Instructions to follow
Return a copy of every line in the records that includes the word "this".

Exercise input
+ + +
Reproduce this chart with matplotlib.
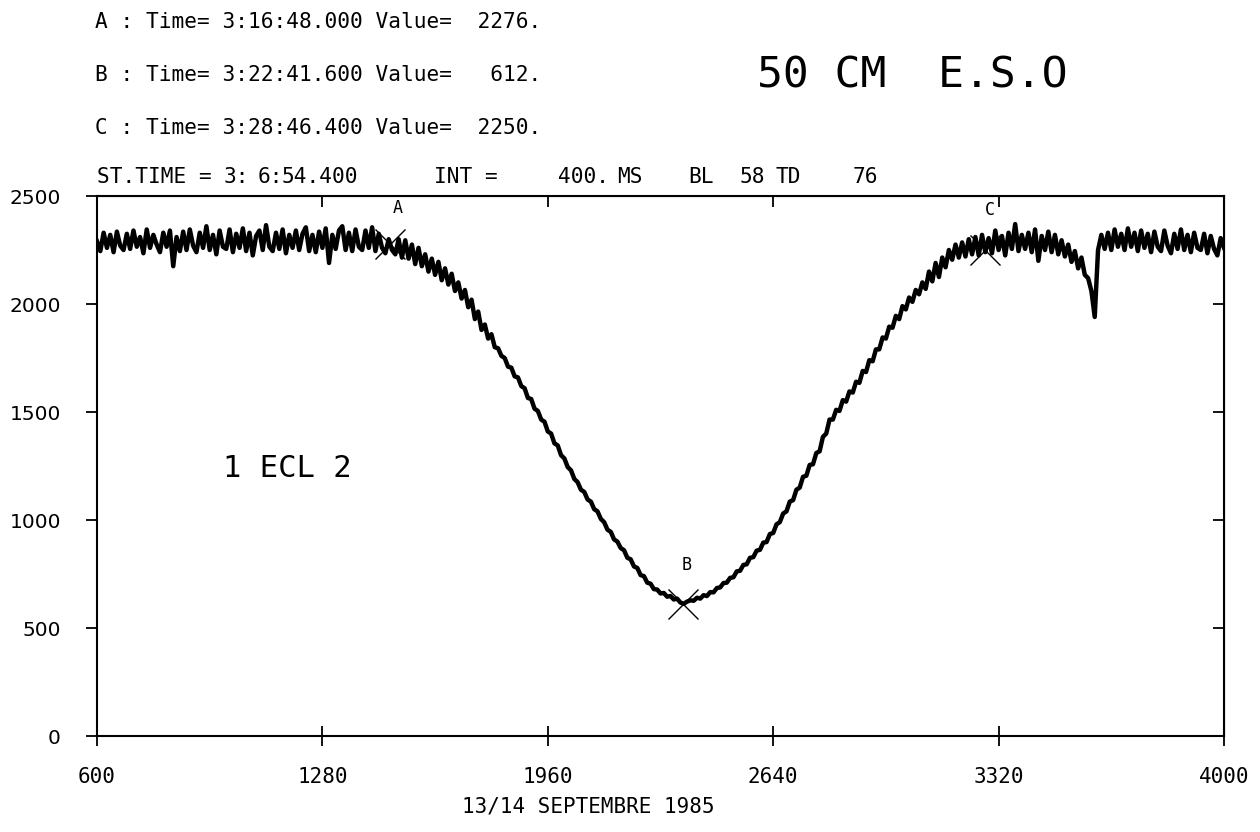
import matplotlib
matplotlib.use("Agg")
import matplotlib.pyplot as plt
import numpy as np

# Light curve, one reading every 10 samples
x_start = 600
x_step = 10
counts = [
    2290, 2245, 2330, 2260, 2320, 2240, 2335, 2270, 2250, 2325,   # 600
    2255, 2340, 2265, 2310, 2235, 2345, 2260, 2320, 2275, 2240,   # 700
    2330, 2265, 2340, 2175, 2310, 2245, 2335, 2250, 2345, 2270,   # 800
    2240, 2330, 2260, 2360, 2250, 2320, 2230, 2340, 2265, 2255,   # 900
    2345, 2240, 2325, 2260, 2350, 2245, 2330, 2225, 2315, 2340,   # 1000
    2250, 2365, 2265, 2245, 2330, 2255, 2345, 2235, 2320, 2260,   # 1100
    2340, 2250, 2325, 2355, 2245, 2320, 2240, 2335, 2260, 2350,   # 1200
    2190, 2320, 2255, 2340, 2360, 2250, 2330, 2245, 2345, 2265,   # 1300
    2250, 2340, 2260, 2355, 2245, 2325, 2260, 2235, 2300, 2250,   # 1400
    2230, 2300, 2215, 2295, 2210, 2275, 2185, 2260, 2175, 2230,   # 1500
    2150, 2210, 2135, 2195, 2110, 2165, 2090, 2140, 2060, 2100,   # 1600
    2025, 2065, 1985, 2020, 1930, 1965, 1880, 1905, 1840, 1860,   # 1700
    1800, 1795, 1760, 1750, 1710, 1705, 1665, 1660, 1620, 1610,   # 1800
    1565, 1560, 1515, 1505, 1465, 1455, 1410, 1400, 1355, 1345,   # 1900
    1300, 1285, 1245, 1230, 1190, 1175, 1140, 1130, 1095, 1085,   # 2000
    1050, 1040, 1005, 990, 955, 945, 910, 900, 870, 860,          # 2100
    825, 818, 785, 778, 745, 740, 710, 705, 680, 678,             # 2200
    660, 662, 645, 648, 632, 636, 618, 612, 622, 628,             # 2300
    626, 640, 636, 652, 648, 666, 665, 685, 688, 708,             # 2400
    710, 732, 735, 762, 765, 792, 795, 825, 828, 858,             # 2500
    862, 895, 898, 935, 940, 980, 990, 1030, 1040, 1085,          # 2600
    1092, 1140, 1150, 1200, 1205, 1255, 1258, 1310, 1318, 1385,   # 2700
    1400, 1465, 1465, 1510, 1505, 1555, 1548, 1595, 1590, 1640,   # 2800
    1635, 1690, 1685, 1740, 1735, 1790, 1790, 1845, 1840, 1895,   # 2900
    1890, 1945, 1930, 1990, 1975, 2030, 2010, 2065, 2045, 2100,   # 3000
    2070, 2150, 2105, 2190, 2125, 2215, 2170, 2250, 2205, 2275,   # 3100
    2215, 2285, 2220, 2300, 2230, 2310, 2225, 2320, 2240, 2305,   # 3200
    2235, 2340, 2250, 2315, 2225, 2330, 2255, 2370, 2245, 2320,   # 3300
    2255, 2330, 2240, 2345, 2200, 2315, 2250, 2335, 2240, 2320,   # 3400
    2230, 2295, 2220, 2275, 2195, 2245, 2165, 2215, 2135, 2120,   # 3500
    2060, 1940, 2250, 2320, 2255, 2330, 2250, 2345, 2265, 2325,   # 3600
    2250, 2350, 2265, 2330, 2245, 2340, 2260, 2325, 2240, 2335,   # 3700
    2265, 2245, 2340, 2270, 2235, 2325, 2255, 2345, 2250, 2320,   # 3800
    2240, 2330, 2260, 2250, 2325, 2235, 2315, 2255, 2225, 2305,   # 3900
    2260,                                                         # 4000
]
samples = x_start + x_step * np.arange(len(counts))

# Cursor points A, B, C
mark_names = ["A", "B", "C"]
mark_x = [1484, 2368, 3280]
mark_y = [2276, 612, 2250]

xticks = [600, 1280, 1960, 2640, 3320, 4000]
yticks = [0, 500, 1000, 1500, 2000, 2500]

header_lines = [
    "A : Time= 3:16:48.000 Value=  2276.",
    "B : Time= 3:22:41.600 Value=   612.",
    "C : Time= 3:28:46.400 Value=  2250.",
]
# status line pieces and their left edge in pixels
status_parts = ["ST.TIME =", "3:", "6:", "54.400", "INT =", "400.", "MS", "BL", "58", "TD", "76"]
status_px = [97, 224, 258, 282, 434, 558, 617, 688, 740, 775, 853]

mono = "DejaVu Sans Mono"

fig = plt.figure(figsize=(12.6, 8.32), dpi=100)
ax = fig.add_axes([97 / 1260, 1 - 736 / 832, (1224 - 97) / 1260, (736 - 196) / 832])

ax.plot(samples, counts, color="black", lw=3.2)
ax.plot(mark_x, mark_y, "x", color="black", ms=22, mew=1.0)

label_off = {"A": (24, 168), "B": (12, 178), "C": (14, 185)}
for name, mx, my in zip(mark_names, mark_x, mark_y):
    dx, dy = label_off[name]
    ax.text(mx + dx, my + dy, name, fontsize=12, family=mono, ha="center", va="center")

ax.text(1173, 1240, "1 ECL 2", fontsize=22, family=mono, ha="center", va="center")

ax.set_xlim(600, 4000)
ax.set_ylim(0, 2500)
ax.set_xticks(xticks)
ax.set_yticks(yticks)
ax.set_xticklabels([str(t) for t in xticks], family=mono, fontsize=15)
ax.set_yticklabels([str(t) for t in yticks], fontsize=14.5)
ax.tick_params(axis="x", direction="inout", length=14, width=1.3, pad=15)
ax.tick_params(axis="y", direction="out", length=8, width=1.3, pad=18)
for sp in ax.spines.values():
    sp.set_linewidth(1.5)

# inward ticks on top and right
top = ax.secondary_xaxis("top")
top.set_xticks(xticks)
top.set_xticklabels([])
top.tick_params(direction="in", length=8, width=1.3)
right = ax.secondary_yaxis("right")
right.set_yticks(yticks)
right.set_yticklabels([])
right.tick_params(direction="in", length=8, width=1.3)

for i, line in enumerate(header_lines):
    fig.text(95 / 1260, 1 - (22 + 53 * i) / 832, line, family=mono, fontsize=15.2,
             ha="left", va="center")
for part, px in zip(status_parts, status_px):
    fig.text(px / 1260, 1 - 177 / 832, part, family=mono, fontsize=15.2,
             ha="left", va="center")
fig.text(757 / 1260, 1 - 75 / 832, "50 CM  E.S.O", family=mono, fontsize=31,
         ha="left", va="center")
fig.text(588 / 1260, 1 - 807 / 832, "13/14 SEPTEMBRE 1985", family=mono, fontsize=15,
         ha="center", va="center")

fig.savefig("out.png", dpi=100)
+ + +
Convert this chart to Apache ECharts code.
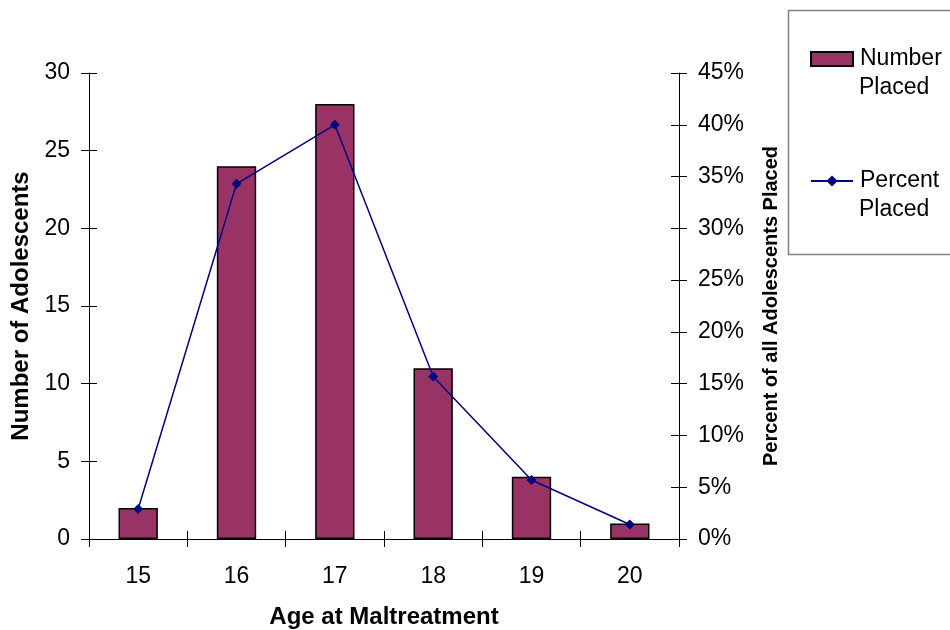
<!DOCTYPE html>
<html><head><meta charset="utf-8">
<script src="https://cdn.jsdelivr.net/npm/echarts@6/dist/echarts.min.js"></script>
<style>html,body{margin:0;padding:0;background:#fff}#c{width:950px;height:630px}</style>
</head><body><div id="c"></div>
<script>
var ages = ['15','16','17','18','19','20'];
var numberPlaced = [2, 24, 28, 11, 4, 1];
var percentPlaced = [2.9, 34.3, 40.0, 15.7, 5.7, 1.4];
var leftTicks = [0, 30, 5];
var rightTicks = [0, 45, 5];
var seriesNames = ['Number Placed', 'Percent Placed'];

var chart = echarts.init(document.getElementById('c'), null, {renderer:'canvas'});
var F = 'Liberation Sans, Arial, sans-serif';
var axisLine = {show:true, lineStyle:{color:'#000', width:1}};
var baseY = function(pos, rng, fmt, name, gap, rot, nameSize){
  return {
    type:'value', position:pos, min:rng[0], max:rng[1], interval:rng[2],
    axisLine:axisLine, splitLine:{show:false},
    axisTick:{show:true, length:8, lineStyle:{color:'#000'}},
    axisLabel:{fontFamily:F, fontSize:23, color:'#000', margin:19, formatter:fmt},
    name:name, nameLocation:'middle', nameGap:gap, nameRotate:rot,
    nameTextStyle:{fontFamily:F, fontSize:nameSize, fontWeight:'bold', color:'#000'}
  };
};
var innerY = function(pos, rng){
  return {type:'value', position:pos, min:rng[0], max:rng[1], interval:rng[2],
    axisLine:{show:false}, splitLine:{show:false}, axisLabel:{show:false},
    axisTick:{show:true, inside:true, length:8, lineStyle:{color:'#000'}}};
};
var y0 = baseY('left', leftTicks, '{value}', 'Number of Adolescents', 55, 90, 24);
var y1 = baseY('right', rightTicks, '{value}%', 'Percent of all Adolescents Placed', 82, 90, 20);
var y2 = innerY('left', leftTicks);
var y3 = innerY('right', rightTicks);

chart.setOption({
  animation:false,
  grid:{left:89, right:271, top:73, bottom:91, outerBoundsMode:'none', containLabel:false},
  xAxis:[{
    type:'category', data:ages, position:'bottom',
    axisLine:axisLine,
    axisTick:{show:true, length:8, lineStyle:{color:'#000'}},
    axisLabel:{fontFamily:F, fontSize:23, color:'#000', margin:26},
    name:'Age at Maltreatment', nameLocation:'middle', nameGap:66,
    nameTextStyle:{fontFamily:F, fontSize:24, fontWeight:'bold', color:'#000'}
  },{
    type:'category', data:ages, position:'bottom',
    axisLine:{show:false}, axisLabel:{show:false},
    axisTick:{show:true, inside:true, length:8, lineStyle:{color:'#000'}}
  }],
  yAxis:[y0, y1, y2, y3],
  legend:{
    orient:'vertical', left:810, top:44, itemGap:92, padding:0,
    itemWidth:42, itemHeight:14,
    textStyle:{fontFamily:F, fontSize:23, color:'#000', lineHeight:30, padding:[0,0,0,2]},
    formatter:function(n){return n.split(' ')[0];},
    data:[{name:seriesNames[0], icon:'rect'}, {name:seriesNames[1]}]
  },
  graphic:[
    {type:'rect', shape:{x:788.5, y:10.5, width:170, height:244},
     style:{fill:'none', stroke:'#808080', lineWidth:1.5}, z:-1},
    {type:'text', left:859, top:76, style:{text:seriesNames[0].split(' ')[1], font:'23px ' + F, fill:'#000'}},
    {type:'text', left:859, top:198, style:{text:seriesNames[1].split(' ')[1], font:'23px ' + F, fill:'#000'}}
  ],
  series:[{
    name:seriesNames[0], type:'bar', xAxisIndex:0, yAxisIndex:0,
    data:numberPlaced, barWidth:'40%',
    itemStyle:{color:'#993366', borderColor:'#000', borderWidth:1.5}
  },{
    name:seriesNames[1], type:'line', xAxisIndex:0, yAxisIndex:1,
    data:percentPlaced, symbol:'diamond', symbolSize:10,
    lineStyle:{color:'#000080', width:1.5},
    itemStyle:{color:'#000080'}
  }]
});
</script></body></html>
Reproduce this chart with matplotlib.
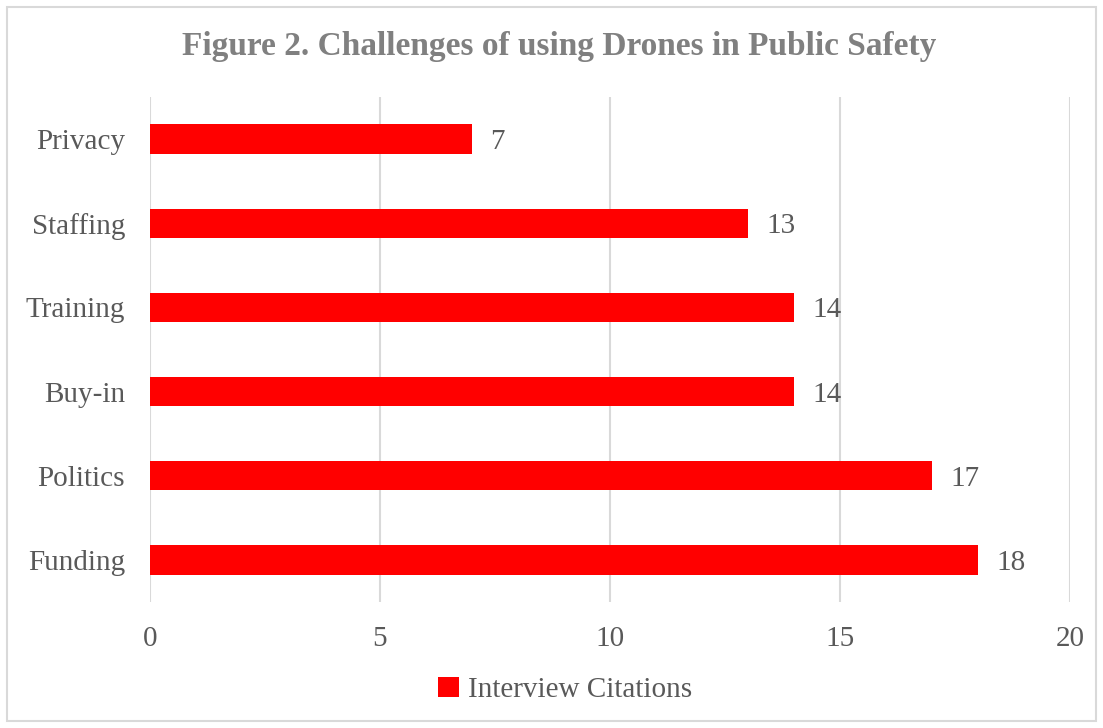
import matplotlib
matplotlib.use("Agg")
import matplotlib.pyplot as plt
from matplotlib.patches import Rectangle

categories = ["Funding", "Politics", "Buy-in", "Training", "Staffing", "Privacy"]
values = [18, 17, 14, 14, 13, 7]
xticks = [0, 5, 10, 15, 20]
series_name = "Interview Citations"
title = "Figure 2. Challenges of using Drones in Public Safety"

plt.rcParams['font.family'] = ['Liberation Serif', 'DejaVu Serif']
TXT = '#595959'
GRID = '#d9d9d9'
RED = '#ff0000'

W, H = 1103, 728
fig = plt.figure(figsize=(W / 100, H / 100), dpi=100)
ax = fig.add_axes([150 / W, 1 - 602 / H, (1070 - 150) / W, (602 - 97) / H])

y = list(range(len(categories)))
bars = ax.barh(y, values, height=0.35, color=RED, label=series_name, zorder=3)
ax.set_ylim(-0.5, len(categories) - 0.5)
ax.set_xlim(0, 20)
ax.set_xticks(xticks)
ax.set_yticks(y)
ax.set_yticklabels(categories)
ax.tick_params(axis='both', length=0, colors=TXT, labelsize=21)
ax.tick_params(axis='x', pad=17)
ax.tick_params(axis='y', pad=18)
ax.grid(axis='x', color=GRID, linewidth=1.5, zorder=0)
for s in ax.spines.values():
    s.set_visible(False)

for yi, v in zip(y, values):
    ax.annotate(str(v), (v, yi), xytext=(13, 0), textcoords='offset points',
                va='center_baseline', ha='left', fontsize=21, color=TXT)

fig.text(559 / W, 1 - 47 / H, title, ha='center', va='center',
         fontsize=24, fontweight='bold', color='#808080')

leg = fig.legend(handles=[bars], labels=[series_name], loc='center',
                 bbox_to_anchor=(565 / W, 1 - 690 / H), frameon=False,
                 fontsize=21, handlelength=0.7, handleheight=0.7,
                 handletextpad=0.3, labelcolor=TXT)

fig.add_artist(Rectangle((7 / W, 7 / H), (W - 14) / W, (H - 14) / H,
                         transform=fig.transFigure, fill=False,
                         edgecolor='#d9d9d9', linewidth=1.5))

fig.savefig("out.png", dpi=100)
+ + +
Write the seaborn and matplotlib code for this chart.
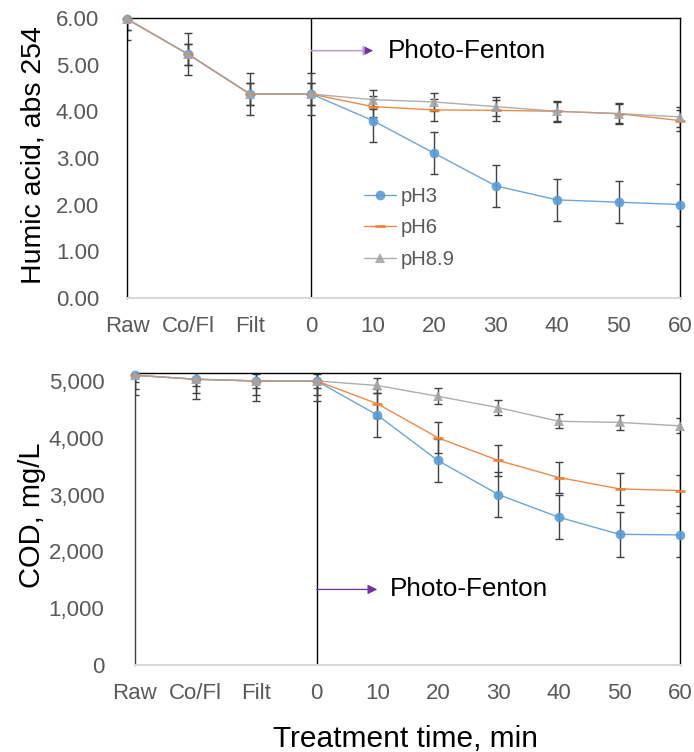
+ + +
Exercise output
Reproduce this chart with matplotlib.
Convert this chart to Apache ECharts code.
Reproduce this chart with matplotlib.
Write the seaborn and matplotlib code for this chart.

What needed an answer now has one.